The final stanza is the most thematic and telling.  The uncertainty of the “length of this, that is between,” this meaning time, “goads” her.  The uncertainty is the annoying thing, the painful thing, the awkward thing, the thing that occupies every moment of our time.  It is like a “Goblin Bee,” that hovers about and has not stung, but keeps warning us it may. She captures perfectly the waiting, and the anxiety of the unknown.  

We “advancing” people (of a certain age) are supposed to understand this better than our youth.  We are supposed to have some wisdom about this. But really, there is nothing in my lifetime that has prepared me for a national emergency situation like this.  One student asked me, as the rumor was spreading that officials might close the schools, “How many times have you been through something like this?” Me? Well, never.  The student half-assumed that things like a nationwide school closure had happened before. I have never even had a snow day, or any kind of “day,” and I have been teaching for 31 years.  

So there is not much wisdom I can impart to my students, to my children, even to myself, except this:  I have faith that the worst will pass, because it always has. I have been through some serious “stuff,” and I am going through some other serious “stuff” right now.  The only thing that comforts me, besides those dearest to me, is the thought that I have made it through difficult times before, so I will make it through again. Life may never be the same, but it never is, and the “new normal” is a term we share because a “new normal” is always emerging.  I cannot embrace uncertainty, I can only accept that it is the most certain thing, and that while this uncertainty will pass, there will surely be another. And still, I will survive. Until I don’t, and then uncertainty is indeed over. I remember when my mother passed right after my step-father and right before my mother-in-law last May.  I thought I could not survive any more sorrow. I felt blanketed by this horrible feeling. Somehow, in the midst of that, I comforted myself with this thought: the only way one can avoid sorrow is by not being alive. Sorrow is life, as is joy, so I have to accept sorrow as part of my gift of life. So I am now working on uncertainty, which is also entirely unavoidable.  

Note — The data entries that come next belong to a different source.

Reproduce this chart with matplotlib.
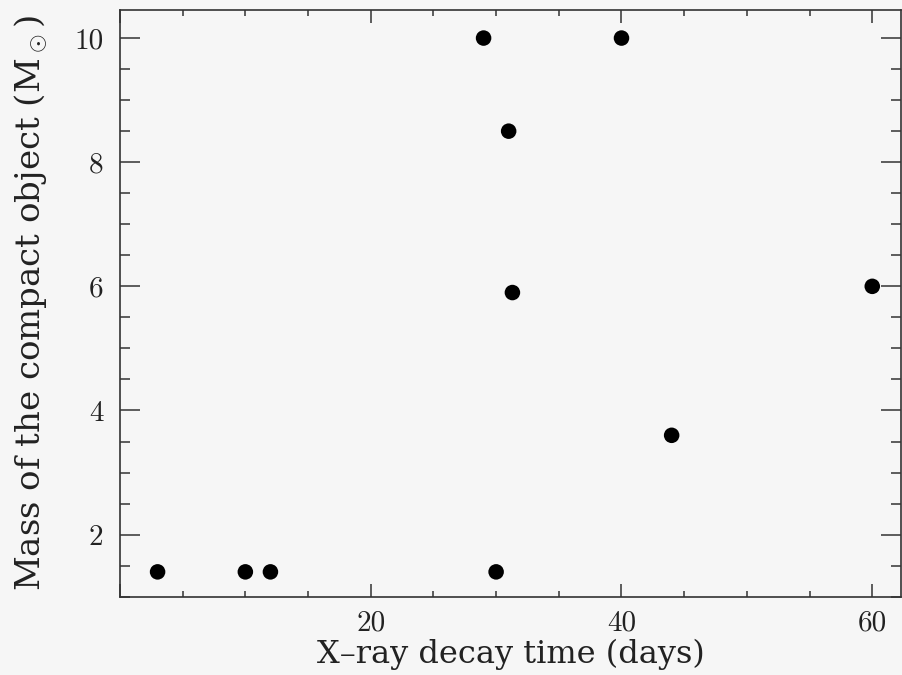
import matplotlib
matplotlib.use('Agg')
import matplotlib.pyplot as plt
from matplotlib.ticker import MultipleLocator, FuncFormatter

# values
decay_time = [3, 10, 12, 29, 30, 31, 31.3, 40, 44, 60]  # days
mass = [1.4, 1.4, 1.4, 10, 1.4, 8.5, 5.9, 10, 3.6, 6]  # solar masses

plt.rcParams['font.family'] = ['cmr10', 'DejaVu Serif']
plt.rcParams['mathtext.fontset'] = 'cm'

fig = plt.figure(figsize=(9.02, 6.75), dpi=100, facecolor='#f6f6f6')
ax = fig.add_axes([0.133, 0.116, 0.866, 0.869])
ax.set_facecolor('#f6f6f6')

ax.scatter(decay_time, mass, s=125, color='black', edgecolor='none',
           zorder=5, clip_on=False)

ax.set_xlim(0, 62.3)
ax.set_ylim(1.0, 10.45)

ax.xaxis.set_major_locator(MultipleLocator(20))
ax.xaxis.set_minor_locator(MultipleLocator(5))
ax.yaxis.set_major_locator(MultipleLocator(2))
ax.yaxis.set_minor_locator(MultipleLocator(0.5))
# plain integer labels, none at the origin
int_fmt = FuncFormatter(lambda v, p: '' if v == 0 else f'{v:.0f}')
ax.xaxis.set_major_formatter(int_fmt)
ax.yaxis.set_major_formatter(int_fmt)

ax.tick_params(axis='both', which='both', direction='in', top=True,
               right=True, color='#333333', width=1.1, labelsize=21,
               labelcolor='#222222')
ax.tick_params(axis='x', which='major', length=9.5, pad=10)
ax.tick_params(axis='x', which='minor', length=4)
ax.tick_params(axis='y', which='major', length=14.5, pad=12)
ax.tick_params(axis='y', which='minor', length=7.5)

for spine in ax.spines.values():
    spine.set_linewidth(1.2)
    spine.set_color('#333333')

ax.set_xlabel('X\u2013ray decay time (days)', fontsize=23, labelpad=1,
              color='#222222', family='DejaVu Serif')
ax.set_ylabel(r'Mass of the compact object (M$_\odot$)', fontsize=24.5,
              color='#222222', family='DejaVu Serif')
ax.yaxis.set_label_coords(-0.09, 0.5)

plt.savefig('out.png', dpi=100, facecolor=fig.get_facecolor())
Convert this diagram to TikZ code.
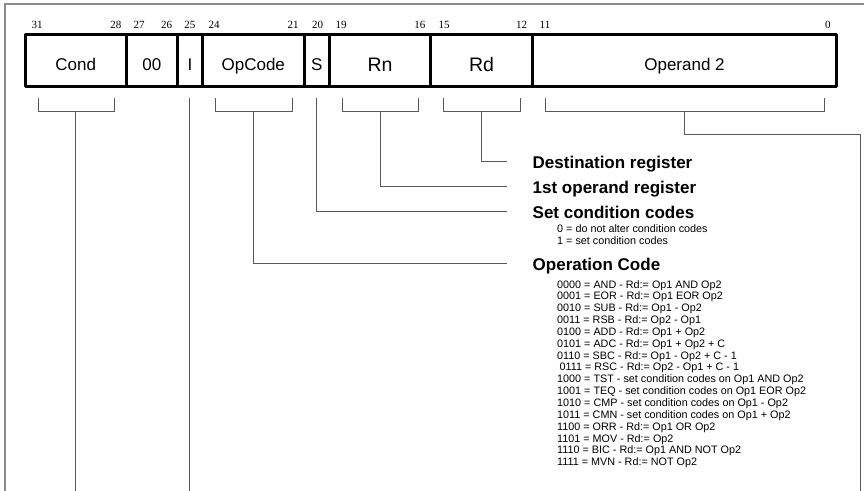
\documentclass[tikz,border=0pt]{standalone}
\usepackage{fontspec}
\setmainfont{Liberation Sans}
\newfontfamily\numfont{Liberation Serif}
\begin{document}
\begin{tikzpicture}[x=1pt,y=-1pt,
  cell/.style={draw, line width=3pt, minimum height=52pt, inner sep=0pt, outer sep=0pt, line join=round},
  field/.style={font=\fontsize{17}{20}\selectfont, inner sep=0pt, anchor=base},
  bigfield/.style={font=\fontsize{19.5}{22}\selectfont, inner sep=0pt, anchor=base},
  bitn/.style={font=\numfont\fontsize{11}{12}\selectfont, inner sep=0pt},
  conn/.style={draw=black!65, line width=1pt},
  frameline/.style={draw=black!45, line width=1.2pt},
  head/.style={font=\bfseries\fontsize{17}{20}\selectfont, anchor=west, inner sep=0pt, text height=15pt, text depth=0.5pt},
  small/.style={font=\fontsize{10.8}{12}\selectfont, anchor=base west, inner sep=0pt}]
\useasboundingbox (0,0) rectangle (864,490);

% outer frame
\coordinate (fbl) at (5,492);
\coordinate (ftl) at (5,4);
\coordinate (ftr) at (866,4);
\draw[frameline] (fbl) -- (ftl) -- (ftr);
\coordinate (bot) at (0,492);

% register cells
\node[cell, minimum width=101.46pt] (cond) at (75.73,60.5) {};
\node[cell, minimum width=50.73pt]  (zz)   at (151.83,60.5) {};
\node[cell, minimum width=25.37pt]  (ibit) at (189.88,60.5) {};
\node[cell, minimum width=101.46pt] (opc)  at (253.29,60.5) {};
\node[cell, minimum width=25.36pt]  (sbit) at (316.70,60.5) {};
\node[cell, minimum width=101.46pt] (rn)   at (380.11,60.5) {};
\node[cell, minimum width=101.46pt] (rd)   at (481.57,60.5) {};
\node[cell, minimum width=304.38pt] (op2)  at (684.49,60.5) {};

% field names
\node[field] (condT) at ([yshift=-10pt]cond.center) {Cond};
\node[field] (zzT)   at ([yshift=-10pt]zz.center) {00};
\node[field] (ibitT) at ([yshift=-10pt]ibit.center) {I};
\node[field] (opcT)  at ([yshift=-10pt]opc.center) {OpCode};
\node[field] (sbitT) at ([yshift=-10pt]sbit.center) {S};
\node[bigfield] (rnT) at ([yshift=-11pt]rn.center) {Rn};
\node[bigfield] (rdT) at ([yshift=-11pt]rd.center) {Rd};
\node[field] (op2T)  at ([yshift=-10pt]op2.center) {Operand 2};

% bit numbers
\node[bitn, anchor=base west] (b31) at (31.5,28.5) {31};
\node[bitn, anchor=base east] (b28) at (121.5,28.5) {28};
\node[bitn, anchor=base west] (b27) at (133.5,28.5) {27};
\node[bitn, anchor=base east] (b26) at (172.2,28.5) {26};
\node[bitn, anchor=base] (b25) at (189.9,28.5) {25};
\node[bitn, anchor=base west] (b24) at (208.5,28.5) {24};
\node[bitn, anchor=base east] (b21) at (298.8,28.5) {21};
\node[bitn, anchor=base] (b20) at (317.5,28.5) {20};
\node[bitn, anchor=base west] (b19) at (335.5,28.5) {19};
\node[bitn, anchor=base east] (b16) at (425.5,28.5) {16};
\node[bitn, anchor=base west] (b15) at (438.5,28.5) {15};
\node[bitn, anchor=base east] (b12) at (527.2,28.5) {12};
\node[bitn, anchor=base west] (b11) at (539.5,28.5) {11};
\node[bitn, anchor=base east] (b0) at (830.8,28.5) {0};

% description headings
\node[head] (destname)  at (532.5,161) {Destination register};
\node[head] (firstname) at (532.5,186.5) {1st operand register};
\node[head] (setname)   at (532.5,211) {Set condition codes};
\node[head] (opname)    at (532.5,263) {Operation Code};

% small texts
\node[small] (s0) at (557,232) {0 = do not alter condition codes};
\node[small] (s1) at (557,244.5) {1 = set condition codes};
\foreach \t/\dx [count=\i] in {
  {0000 = AND - Rd:= Op1 AND Op2}/0,
  {0001 = EOR - Rd:= Op1 EOR Op2}/0,
  {0010 = SUB - Rd:= Op1 - Op2}/0,
  {0011 = RSB - Rd:= Op2 - Op1}/0,
  {0100 = ADD - Rd:= Op1 + Op2}/0,
  {0101 = ADC - Rd:= Op1 + Op2 + C}/0,
  {0110 = SBC - Rd:= Op1 - Op2 + C - 1}/0,
  {0111 = RSC - Rd:= Op2 - Op1 + C - 1}/2.5,
  {1000 = TST - set condition codes on Op1 AND Op2}/0,
  {1001 = TEQ - set condition codes on Op1 EOR Op2}/0,
  {1010 = CMP - set condition codes on Op1 - Op2}/0,
  {1011 = CMN - set condition codes on Op1 + Op2}/0,
  {1100 = ORR - Rd:= Op1 OR Op2}/0,
  {1101 = MOV - Rd:= Op2}/0,
  {1110 = BIC - Rd:= Op1 AND NOT Op2}/0,
  {1111 = MVN - Rd:= NOT Op2}/0}
  \node[small] (code\i) at (557+\dx,288+\i*11.85-11.85) {\t};

% brackets
\foreach \f in {cond,opc,rn,rd,op2}
  \draw[conn] ([xshift=13pt,yshift=-11.5pt]\f.south west) -- ++(0,13)
     -| ([xshift=-12pt,yshift=-11.5pt]\f.south east);

% connectors
\draw[conn] ([yshift=-24.5pt]cond.south) -- (cond.south |- bot);
\draw[conn] ([yshift=-11.5pt]ibit.south) -- (ibit.south |- bot);
\draw[conn] ([yshift=-24.5pt]opc.south) |- ([xshift=-25.5pt]opname.west);
\draw[conn] ([yshift=-11.5pt]sbit.south) |- ([xshift=-25.5pt]setname.west);
\draw[conn] ([yshift=-24.5pt]rn.south) |- ([xshift=-25.5pt]firstname.west);
\draw[conn] ([yshift=-24.5pt]rd.south) |- ([xshift=-25.5pt]destname.west);
\coordinate (op2turn) at (860.5,134.3);
\draw[conn] ([yshift=-24.5pt]op2.south) |- (op2turn) -- (op2turn |- bot);
\end{tikzpicture}
\end{document}
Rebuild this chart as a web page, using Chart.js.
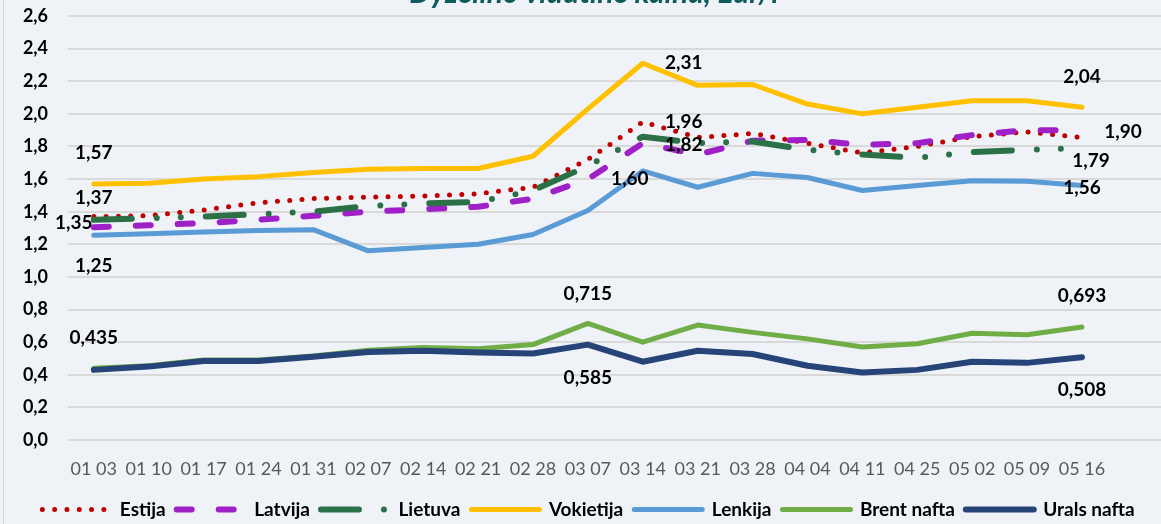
<!DOCTYPE html>
<html>
<head>
<meta charset="utf-8">
<script src="https://cdn.jsdelivr.net/npm/chart.js@4.4.1/dist/chart.umd.min.js"></script>
<style>
  html, body { margin: 0; padding: 0; background: #eff3f7; overflow: hidden; }
  #wrap { position: relative; width: 1161px; height: 524px; overflow: hidden; background: #eff3f7; }
  #wrap:before { content: ''; position: absolute; left: 3px; top: 0; bottom: 0; width: 1px; background: #d0d3d6; }
  #title { position: absolute; left: 0; width: 1188px; top: -24px; text-align: center;
           font: italic bold 30px Lato; line-height: 30px; color: #0f5a5c; z-index: 2; }
  canvas { position: absolute; left: 0; top: 0; }
</style>
</head>
<body>
<div id="wrap">
  <div id="title">Dyzelino vidutinė kaina, Eur/l</div>
  <canvas id="chart" width="1161" height="524"></canvas>
</div>
<script>
// dates (MM DD)
const dates = ['01 03', '01 10', '01 17', '01 24', '01 31', '02 07', '02 14', '02 21', '02 28',
               '03 07', '03 14', '03 21', '03 28', '04 04', '04 11', '04 25', '05 02', '05 09', '05 16'];
const yTicks = [0, 0.2, 0.4, 0.6, 0.8, 1.0, 1.2, 1.4, 1.6, 1.8, 2.0, 2.2, 2.4, 2.6];

const estija    = [1.37, 1.375, 1.41, 1.455, 1.48, 1.49, 1.495, 1.51, 1.55, 1.72, 1.95, 1.855, 1.88, 1.82, 1.76, 1.80, 1.86, 1.89, 1.855];
const latvija   = [1.305, 1.317, 1.33, 1.35, 1.375, 1.40, 1.415, 1.43, 1.48, 1.60, 1.82, 1.75, 1.835, 1.84, 1.81, 1.82, 1.87, 1.90, 1.90];
const lietuva   = [1.35, 1.36, 1.37, 1.385, 1.40, 1.435, 1.45, 1.46, 1.53, 1.68, 1.86, 1.82, 1.83, 1.78, 1.75, 1.73, 1.765, 1.78, 1.79];
const vokietija = [1.57, 1.575, 1.60, 1.615, 1.64, 1.66, 1.665, 1.665, 1.74, 2.03, 2.31, 2.175, 2.18, 2.06, 2.00, 2.04, 2.08, 2.08, 2.04];
const lenkija   = [1.255, 1.265, 1.275, 1.285, 1.29, 1.16, 1.18, 1.20, 1.26, 1.407, 1.65, 1.55, 1.635, 1.61, 1.53, 1.56, 1.59, 1.587, 1.56];
const brent     = [0.44, 0.455, 0.49, 0.49, 0.515, 0.55, 0.567, 0.56, 0.585, 0.715, 0.60, 0.705, 0.66, 0.62, 0.57, 0.59, 0.655, 0.645, 0.693];
const urals     = [0.43, 0.45, 0.485, 0.485, 0.51, 0.54, 0.547, 0.537, 0.53, 0.585, 0.48, 0.547, 0.527, 0.455, 0.414, 0.43, 0.48, 0.473, 0.508];

// printed value labels, offset from their point in px
const valueLabels = [
  { series: 'Vokietija', index: 0, text: '1,57', dx: 0, dy: -31 },
  { series: 'Estija', index: 0, text: '1,37', dx: 0, dy: -19 },
  { series: 'Lietuva', index: 0, text: '1,35', dx: -20, dy: 3 },
  { series: 'Lenkija', index: 0, text: '1,25', dx: 0, dy: 31 },
  { series: 'Vokietija', index: 10, text: '2,31', dx: 41, dy: 0 },
  { series: 'Estija', index: 10, text: '1,96', dx: 41, dy: 0 },
  { series: 'Latvija', index: 10, text: '1,82', dx: 41, dy: 2 },
  { series: 'Latvija', index: 9, text: '1,60', dx: 42, dy: 0 },
  { series: 'Vokietija', index: 18, text: '2,04', dx: 0, dy: -30 },
  { series: 'Latvija', index: 18, text: '1,90', dx: 41, dy: 2 },
  { series: 'Lietuva', index: 18, text: '1,79', dx: 9, dy: 13 },
  { series: 'Lenkija', index: 18, text: '1,56', dx: 0, dy: 2 },
  { series: 'Brent nafta', index: 0, text: '0,435', dx: 0, dy: -30 },
  { series: 'Brent nafta', index: 9, text: '0,715', dx: 0, dy: -30 },
  { series: 'Urals nafta', index: 9, text: '0,585', dx: 0, dy: 33 },
  { series: 'Brent nafta', index: 18, text: '0,693', dx: 0, dy: -31 },
  { series: 'Urals nafta', index: 18, text: '0,508', dx: 0, dy: 33 },
];

const points = (vals) => vals.map((y, i) => ({ x: i, y }));

const line = (label, vals, color, width, dash, order) => ({
  label,
  data: points(vals),
  borderColor: color,
  backgroundColor: color,
  borderWidth: width,
  borderDash: dash,
  borderCapStyle: 'round',
  borderJoinStyle: 'round',
  pointRadius: 0,
  tension: 0,
  fill: false,
  order,
});

const labelPlugin = {
  id: 'valueLabels',
  afterLayout(chart) {
    // legend row sits slightly right of centre in the original
    chart.legend.left += 8;
    chart.legend.right += 8;
  },
  afterDatasetsDraw(chart) {
    const ctx = chart.ctx;
    ctx.save();
    ctx.font = 'bold 19px Lato';
    ctx.fillStyle = '#000';
    ctx.textAlign = 'center';
    ctx.textBaseline = 'middle';
    valueLabels.forEach(l => {
      const di = chart.data.datasets.findIndex(d => d.label === l.series);
      const pt = chart.getDatasetMeta(di).data[l.index];
      ctx.fillText(l.text, pt.x + l.dx, pt.y + l.dy);
    });
    ctx.restore();
  },
};

new Chart(document.getElementById('chart'), {
  type: 'line',
  data: {
    datasets: [
      line('Estija', estija, '#c00000', 5, [0, 12.3], 7),
      line('Latvija', latvija, '#a020c8', 6, [15, 27], 6),
      line('Lietuva', lietuva, '#2b7046', 6, [38, 25, 0, 24, 0, 25], 5),
      line('Vokietija', vokietija, '#ffc000', 5, [], 4),
      line('Lenkija', lenkija, '#5b9bd5', 5, [], 3),
      line('Brent nafta', brent, '#70ad47', 5, [], 2),
      line('Urals nafta', urals, '#264478', 6, [], 1),
    ],
  },
  options: {
    responsive: false,
    animation: false,
    layout: { padding: { left: 0, top: 16, right: 0, bottom: -5 } },
    plugins: {
      title: { display: false },
      tooltip: { enabled: false },
      legend: {
        position: 'bottom',
        labels: {
          usePointStyle: true,
          pointStyle: 'line',
          pointStyleWidth: 68,
          padding: 11,
          color: '#000',
          font: { family: 'Lato', size: 19, weight: 'bold' },
          sort: (a, b) => a.datasetIndex - b.datasetIndex,
          generateLabels: (chart) =>
            Chart.defaults.plugins.legend.labels.generateLabels(chart).map(item => {
              const ds = chart.data.datasets[item.datasetIndex];
              return { ...item, lineDash: ds.borderDash, lineCap: 'round',
                       lineWidth: ds.borderWidth, strokeStyle: ds.borderColor };
            }),
        },
      },
    },
    scales: {
      x: {
        type: 'linear',
        min: -0.47,
        max: 19.44,
        afterBuildTicks: (s) => { s.ticks = dates.map((_, i) => ({ value: i })); },
        afterFit: (s) => { s.height = 49; },
        grid: { display: false, drawTicks: false },
        border: { display: false },
        ticks: {
          callback: (v) => dates[v],
          color: '#595959',
          font: { family: 'Lato', size: 18 },
          padding: 18,
          maxRotation: 0,
          autoSkip: false,
        },
      },
      y: {
        min: 0,
        max: 2.6,
        afterBuildTicks: (s) => { s.ticks = yTicks.map(v => ({ value: v })); },
        afterFit: (s) => { s.width = 68; s.paddingTop = 0; s.paddingBottom = 0; },
        grid: { color: '#d9d9d9', lineWidth: 2, drawTicks: false },
        border: { display: false },
        ticks: {
          callback: (v) => v.toFixed(1).replace('.', ','),
          color: '#000',
          font: { family: 'Lato', size: 18, weight: 'bold' },
          padding: 20,
        },
      },
    },
  },
  plugins: [labelPlugin],
});
</script>
</body>
</html>
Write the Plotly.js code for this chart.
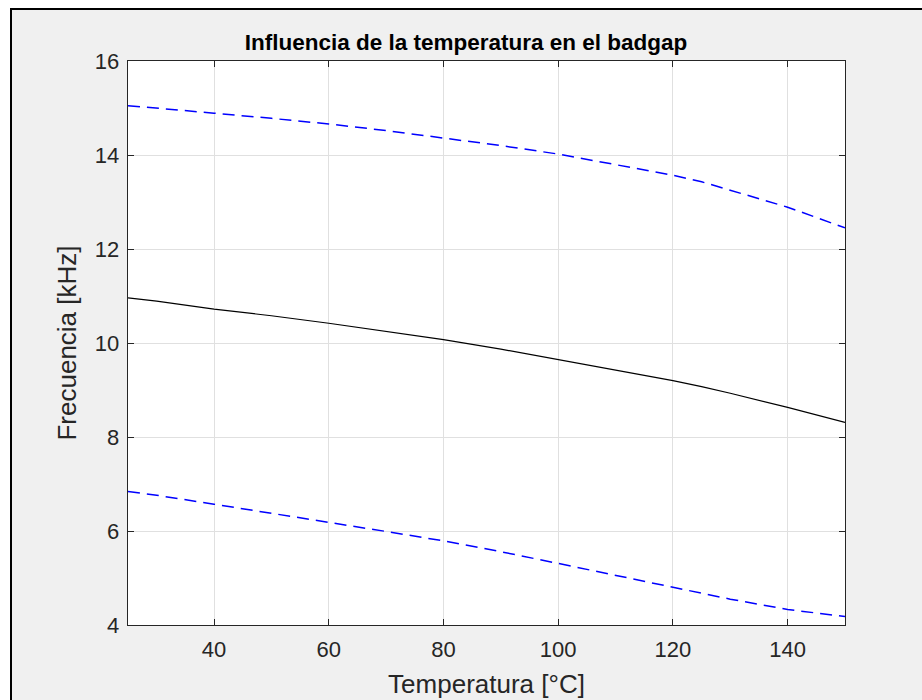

I like to keep Dickinson close to remind me of this universally shared anxiety of uncertainty.  Emily knew everything. Trust me.



1 thought on “Uncertainty & Uncertain Times”

  • Uncertainty definitely makes waiting seem longer! Your statement that you’ve been through difficult times before and and you’ll make it through again is a truth that we all need to internalize right now. Similarly, it helps me to exercise faith that “this too shall pass”. I’ve read a humorous addition that goes “it might pass like a kidney stone, but it will pass.